Red Lion


On a warm March afternoon in 2009, I was headed for home across a portion of the Great Basin Desert south of Dugway, Utah when I noticed a large cloud of dust to the south. I stopped and looked at it with my binoculars. Horses! A herd of 200 wild horses was running straight at me. I had never seen anything like it.

Some of the horses were kicking their heals up. Stallions stopped and rose on hind legs to fight rivals. Newborn foals were springing this way and that. The horses moved behind a small hill but never crossed it. A small flock of green-winged teal ducks flew up and I knew there had to be water over the hill.

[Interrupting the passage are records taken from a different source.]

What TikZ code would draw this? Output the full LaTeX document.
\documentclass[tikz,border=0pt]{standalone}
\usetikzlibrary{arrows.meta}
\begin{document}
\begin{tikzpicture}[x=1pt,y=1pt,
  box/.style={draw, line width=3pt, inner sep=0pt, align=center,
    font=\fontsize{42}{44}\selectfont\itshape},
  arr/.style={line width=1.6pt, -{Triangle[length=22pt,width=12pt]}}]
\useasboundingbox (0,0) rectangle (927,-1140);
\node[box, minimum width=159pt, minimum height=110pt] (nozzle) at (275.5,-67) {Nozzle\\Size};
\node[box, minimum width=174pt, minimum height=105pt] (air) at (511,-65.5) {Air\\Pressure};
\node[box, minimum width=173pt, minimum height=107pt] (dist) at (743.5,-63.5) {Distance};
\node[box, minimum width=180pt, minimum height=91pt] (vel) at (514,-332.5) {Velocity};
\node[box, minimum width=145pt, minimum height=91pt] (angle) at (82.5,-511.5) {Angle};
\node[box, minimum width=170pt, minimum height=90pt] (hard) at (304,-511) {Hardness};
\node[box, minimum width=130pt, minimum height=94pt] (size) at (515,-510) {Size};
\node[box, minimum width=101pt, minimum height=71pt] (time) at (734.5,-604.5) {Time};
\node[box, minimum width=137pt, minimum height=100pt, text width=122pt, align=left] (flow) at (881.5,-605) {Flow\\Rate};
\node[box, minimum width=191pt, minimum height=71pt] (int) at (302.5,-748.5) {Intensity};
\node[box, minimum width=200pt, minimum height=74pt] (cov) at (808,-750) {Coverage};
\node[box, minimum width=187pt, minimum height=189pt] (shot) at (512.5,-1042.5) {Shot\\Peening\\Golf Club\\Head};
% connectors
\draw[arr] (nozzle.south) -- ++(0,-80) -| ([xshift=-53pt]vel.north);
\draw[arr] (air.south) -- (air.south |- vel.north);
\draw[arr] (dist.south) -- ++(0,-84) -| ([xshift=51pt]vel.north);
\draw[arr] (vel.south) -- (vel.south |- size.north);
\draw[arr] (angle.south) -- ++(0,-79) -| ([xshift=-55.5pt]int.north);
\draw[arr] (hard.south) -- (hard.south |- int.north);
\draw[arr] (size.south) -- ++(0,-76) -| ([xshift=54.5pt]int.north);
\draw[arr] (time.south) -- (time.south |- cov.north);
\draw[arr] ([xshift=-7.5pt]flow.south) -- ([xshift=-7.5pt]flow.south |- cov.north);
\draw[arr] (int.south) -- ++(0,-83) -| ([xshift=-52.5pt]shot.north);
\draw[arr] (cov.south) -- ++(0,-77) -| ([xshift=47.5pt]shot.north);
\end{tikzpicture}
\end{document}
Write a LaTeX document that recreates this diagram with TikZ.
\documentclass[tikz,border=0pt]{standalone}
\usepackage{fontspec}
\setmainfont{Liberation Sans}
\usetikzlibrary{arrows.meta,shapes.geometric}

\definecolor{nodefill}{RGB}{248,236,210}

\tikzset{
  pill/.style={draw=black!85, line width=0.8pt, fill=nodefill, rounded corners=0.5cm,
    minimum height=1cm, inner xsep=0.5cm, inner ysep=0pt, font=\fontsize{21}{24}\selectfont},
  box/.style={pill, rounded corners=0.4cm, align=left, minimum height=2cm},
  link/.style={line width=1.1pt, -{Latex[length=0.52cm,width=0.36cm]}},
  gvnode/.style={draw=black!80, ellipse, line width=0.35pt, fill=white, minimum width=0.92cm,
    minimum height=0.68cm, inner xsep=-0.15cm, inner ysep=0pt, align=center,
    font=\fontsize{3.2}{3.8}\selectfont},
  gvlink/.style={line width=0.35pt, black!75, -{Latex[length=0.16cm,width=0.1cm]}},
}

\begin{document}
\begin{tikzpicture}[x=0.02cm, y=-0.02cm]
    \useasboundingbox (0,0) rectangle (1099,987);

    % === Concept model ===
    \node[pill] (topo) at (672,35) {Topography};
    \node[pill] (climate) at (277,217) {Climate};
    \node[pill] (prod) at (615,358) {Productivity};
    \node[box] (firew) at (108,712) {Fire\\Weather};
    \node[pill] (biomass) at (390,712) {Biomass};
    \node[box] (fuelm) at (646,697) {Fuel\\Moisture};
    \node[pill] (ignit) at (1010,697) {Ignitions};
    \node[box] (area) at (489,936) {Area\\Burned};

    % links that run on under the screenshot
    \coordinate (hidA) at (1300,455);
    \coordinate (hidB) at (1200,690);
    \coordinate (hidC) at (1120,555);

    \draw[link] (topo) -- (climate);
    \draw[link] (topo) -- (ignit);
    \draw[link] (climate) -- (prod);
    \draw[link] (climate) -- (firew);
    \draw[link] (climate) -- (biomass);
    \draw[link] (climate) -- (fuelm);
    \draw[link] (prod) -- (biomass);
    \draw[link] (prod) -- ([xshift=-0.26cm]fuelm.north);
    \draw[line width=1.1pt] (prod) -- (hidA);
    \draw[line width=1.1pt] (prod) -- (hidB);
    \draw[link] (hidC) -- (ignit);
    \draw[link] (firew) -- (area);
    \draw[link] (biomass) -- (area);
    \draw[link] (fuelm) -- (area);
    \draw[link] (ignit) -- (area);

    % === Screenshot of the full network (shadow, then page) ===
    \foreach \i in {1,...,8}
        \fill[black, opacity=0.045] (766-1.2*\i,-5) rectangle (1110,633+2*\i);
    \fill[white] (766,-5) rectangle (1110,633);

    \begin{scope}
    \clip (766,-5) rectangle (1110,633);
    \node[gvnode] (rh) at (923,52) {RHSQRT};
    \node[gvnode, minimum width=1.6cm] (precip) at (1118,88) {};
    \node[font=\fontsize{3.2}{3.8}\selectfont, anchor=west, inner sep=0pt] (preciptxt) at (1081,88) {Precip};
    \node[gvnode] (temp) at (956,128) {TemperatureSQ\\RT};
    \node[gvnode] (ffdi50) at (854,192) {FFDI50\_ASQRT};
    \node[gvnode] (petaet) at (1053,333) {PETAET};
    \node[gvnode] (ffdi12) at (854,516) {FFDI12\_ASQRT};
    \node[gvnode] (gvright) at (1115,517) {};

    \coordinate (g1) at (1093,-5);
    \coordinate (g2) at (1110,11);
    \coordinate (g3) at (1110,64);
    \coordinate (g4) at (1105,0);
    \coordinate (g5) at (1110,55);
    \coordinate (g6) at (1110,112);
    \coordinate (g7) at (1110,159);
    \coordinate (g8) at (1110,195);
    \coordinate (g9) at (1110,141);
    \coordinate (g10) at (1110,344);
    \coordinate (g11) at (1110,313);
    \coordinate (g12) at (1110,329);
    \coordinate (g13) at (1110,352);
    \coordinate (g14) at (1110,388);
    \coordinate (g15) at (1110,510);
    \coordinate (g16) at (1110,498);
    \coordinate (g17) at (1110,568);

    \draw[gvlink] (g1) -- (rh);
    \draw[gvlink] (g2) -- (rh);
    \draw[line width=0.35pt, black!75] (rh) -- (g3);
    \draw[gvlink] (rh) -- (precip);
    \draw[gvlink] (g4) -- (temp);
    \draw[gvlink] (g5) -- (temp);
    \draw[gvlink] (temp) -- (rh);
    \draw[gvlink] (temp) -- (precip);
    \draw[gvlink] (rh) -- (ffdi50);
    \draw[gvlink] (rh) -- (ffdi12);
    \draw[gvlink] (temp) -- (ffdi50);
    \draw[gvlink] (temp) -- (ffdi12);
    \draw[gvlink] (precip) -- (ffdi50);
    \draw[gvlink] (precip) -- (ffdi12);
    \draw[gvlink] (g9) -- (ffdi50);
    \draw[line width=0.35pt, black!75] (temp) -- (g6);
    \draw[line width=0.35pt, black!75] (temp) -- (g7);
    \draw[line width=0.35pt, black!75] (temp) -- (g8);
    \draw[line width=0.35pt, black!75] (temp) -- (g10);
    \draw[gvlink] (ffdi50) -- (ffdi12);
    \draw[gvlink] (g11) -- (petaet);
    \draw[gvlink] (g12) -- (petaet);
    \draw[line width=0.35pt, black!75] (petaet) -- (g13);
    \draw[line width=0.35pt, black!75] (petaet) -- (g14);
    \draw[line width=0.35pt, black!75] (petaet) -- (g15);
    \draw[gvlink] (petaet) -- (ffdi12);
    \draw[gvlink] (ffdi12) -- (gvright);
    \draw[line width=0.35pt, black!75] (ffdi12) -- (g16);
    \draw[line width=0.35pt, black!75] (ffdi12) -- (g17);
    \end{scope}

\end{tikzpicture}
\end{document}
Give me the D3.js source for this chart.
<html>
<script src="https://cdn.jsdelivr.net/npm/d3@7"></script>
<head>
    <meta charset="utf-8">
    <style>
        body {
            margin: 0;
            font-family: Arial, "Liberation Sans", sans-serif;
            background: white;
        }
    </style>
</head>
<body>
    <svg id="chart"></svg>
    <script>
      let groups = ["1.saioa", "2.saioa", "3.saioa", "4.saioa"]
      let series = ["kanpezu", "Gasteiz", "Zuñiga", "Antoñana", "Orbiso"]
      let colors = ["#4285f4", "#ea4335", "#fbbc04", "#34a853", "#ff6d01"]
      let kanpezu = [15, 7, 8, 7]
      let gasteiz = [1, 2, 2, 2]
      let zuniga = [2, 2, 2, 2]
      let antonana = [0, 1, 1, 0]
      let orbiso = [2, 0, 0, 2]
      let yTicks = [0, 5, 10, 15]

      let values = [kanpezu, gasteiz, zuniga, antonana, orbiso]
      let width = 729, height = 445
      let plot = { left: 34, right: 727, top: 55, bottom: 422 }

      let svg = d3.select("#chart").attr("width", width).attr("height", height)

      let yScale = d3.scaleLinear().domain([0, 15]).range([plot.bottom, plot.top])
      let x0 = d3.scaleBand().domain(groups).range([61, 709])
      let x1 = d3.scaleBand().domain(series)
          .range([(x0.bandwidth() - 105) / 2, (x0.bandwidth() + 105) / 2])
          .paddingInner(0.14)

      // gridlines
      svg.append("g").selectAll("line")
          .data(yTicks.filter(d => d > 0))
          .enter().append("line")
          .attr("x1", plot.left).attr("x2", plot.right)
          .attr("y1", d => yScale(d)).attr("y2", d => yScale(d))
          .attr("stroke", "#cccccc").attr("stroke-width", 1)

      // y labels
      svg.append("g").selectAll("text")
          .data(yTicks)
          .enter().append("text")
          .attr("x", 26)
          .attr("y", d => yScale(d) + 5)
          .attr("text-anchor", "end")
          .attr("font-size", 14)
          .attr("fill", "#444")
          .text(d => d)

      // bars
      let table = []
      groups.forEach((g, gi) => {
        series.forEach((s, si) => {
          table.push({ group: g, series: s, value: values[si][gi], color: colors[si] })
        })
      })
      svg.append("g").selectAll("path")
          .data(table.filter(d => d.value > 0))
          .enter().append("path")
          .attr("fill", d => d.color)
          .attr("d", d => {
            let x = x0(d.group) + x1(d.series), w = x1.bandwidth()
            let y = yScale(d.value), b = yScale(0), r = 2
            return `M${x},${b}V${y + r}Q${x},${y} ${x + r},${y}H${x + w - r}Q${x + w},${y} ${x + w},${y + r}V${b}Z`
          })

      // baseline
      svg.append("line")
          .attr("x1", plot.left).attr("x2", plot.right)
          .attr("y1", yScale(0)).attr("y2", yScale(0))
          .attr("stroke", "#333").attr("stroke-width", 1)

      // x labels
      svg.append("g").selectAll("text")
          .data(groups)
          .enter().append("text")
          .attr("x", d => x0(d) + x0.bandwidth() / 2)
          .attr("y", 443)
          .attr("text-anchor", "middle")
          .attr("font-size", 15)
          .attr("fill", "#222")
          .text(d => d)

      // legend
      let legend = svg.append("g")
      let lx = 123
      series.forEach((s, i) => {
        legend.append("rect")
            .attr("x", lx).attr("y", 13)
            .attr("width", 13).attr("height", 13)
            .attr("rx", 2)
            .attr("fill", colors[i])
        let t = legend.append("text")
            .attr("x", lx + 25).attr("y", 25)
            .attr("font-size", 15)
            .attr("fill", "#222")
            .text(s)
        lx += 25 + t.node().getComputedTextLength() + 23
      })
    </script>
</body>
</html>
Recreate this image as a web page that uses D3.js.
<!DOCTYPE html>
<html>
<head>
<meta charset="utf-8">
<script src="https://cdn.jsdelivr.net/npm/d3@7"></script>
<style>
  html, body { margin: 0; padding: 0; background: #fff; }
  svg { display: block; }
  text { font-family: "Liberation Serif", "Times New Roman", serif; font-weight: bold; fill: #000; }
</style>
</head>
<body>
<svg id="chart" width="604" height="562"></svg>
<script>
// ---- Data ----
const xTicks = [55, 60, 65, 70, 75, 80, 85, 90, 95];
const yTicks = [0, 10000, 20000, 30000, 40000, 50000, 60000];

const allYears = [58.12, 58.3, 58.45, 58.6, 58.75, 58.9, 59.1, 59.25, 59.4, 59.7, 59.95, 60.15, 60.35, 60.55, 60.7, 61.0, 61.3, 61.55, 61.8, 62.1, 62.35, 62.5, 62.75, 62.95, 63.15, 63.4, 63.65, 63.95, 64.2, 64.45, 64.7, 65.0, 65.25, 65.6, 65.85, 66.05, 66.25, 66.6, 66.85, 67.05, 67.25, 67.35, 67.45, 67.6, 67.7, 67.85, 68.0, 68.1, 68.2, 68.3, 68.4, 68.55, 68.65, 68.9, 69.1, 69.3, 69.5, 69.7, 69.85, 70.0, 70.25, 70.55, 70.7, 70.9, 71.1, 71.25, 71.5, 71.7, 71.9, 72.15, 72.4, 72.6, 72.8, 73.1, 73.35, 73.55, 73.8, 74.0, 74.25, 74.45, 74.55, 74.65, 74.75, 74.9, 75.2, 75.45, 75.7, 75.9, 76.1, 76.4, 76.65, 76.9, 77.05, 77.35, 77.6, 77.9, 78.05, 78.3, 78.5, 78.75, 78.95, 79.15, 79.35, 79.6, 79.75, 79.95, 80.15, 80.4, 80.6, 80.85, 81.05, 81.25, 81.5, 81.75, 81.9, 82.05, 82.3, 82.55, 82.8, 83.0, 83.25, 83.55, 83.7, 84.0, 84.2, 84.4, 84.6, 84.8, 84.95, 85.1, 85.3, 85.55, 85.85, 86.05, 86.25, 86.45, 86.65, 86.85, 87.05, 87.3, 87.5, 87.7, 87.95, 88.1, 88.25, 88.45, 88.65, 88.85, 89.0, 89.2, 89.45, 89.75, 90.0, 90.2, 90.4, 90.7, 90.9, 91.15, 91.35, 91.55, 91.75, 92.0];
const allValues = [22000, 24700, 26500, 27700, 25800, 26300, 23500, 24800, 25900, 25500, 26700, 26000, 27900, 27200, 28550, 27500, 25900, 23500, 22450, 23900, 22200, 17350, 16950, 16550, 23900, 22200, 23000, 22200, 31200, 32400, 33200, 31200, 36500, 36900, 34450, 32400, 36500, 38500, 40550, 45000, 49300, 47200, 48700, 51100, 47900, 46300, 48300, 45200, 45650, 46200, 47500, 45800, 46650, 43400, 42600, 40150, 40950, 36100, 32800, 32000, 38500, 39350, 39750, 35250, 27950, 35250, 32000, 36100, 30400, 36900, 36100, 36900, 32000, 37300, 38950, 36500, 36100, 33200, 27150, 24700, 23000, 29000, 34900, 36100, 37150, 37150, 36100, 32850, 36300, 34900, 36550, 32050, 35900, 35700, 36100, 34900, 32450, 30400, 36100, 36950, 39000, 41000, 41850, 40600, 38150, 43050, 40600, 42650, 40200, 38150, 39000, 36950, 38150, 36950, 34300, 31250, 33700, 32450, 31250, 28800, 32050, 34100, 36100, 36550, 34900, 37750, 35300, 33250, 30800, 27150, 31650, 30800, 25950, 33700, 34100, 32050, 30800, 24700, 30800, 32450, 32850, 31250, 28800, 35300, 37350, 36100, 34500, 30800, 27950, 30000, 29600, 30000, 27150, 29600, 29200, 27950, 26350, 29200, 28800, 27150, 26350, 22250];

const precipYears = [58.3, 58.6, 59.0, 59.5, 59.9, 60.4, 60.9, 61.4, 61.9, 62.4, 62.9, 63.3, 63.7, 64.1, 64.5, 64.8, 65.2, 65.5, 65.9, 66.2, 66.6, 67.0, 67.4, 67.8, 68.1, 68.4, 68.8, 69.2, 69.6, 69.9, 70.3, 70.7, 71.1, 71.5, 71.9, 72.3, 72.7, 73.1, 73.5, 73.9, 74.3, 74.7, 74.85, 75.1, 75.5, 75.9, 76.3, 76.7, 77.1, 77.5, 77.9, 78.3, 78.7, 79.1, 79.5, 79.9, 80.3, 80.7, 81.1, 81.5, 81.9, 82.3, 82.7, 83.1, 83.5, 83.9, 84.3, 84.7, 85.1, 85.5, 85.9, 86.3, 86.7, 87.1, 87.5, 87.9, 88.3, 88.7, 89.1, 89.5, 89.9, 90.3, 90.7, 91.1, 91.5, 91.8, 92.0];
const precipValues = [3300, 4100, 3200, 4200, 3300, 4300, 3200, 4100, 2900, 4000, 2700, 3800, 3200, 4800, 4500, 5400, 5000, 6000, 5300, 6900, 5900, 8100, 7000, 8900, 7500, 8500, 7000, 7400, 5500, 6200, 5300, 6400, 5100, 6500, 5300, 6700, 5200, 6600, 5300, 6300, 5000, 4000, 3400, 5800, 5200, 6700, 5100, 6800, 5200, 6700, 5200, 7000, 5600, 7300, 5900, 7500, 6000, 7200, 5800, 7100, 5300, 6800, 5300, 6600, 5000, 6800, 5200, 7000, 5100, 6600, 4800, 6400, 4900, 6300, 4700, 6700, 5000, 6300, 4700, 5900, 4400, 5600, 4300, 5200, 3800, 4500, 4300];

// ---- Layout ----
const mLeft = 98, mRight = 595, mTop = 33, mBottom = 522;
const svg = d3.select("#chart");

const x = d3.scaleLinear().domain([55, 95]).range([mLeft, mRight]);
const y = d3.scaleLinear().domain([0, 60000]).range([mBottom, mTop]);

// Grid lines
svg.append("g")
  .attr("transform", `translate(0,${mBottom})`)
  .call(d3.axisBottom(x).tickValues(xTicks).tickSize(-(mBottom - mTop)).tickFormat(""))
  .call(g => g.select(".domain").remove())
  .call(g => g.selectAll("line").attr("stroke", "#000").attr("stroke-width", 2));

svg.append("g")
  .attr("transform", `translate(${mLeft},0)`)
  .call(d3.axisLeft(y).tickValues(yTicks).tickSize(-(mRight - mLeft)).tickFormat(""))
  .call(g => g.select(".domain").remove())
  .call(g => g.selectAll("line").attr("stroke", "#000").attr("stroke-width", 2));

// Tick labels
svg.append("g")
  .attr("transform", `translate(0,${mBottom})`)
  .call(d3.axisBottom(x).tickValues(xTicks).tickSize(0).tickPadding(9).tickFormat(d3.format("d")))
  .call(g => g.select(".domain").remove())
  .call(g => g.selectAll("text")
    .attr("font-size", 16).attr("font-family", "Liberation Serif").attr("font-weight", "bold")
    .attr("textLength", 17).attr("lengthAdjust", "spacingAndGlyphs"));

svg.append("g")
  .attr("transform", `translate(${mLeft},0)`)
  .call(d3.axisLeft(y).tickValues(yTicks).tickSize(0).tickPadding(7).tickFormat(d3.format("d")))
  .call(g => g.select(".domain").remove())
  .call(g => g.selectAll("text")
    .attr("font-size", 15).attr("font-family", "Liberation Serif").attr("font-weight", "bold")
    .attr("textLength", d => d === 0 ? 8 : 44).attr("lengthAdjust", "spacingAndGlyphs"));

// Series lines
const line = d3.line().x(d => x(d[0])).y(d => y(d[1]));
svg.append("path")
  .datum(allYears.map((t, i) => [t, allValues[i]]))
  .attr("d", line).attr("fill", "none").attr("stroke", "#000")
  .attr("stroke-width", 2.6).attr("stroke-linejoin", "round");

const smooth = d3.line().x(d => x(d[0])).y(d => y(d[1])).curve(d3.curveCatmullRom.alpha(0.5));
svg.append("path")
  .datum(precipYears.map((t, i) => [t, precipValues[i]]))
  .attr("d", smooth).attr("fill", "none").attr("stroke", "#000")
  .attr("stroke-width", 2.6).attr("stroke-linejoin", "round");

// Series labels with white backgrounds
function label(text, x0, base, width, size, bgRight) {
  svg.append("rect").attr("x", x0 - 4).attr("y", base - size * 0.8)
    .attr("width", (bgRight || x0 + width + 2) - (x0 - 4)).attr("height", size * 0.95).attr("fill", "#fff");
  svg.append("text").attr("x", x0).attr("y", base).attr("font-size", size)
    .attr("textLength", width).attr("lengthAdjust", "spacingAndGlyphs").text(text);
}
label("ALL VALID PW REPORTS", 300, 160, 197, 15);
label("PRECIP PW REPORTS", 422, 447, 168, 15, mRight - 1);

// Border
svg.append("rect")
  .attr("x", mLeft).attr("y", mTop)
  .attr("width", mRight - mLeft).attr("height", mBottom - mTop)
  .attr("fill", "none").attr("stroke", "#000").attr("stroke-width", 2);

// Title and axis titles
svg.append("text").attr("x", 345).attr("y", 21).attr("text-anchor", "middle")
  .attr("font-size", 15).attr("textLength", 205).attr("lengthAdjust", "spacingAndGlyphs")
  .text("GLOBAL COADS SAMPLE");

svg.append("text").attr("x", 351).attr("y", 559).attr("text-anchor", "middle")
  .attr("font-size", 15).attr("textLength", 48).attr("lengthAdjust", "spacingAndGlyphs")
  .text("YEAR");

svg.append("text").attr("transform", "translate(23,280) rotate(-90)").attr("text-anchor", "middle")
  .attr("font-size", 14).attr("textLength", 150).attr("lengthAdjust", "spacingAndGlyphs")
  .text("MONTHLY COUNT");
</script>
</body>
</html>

I climbed up and saw a small pond and a magnificent chestnut stallion with a long flowing red mane. His large band was standing in the water drinking. He was keeping all the other horses away while his family drank. His power, spirit and long mane reminded me of a male lion. Red Lion.

I started coming out to see and photograph the Onaqui herd four or five times a month. I always searched for Red Lion and his band. Soon a powerful bay roan stallion was following Red Lion and his band. The stallions fought often. By the summer of 2012, the roan had managed to take half of Red Lion’s band.

Red Lion held off many challengers year after year and kept the rest of his family together. But time was catching with the aging stallion. During the summer of 2016, three younger stallions were fighting Red Lion for his band. By late September he only had two mares left.

By the first week of October 2018, he was left with only his longtime lead mare and she was limping badly. She could not keep up with the herd or Red Lion. He waited for her over and over. I returned two weeks later and the mare was gone. The magnificent stallion was alone.

Over the years Red Lion and his band were almost always near a band stallion named Ice and his family. Most defeated band stallions end up alone on the fringes of the herd.

But since the loss of his band, Red Lion has followed Ice as if his band was still with him. And Ice and no other band stallions have tried to drive him off.

Wild horses are always teaching us if we simply watch and listen. Their beauty and wonder are endless. I am going back to the desert soon. I will search the valleys and hills for the stallion I call Red Lion.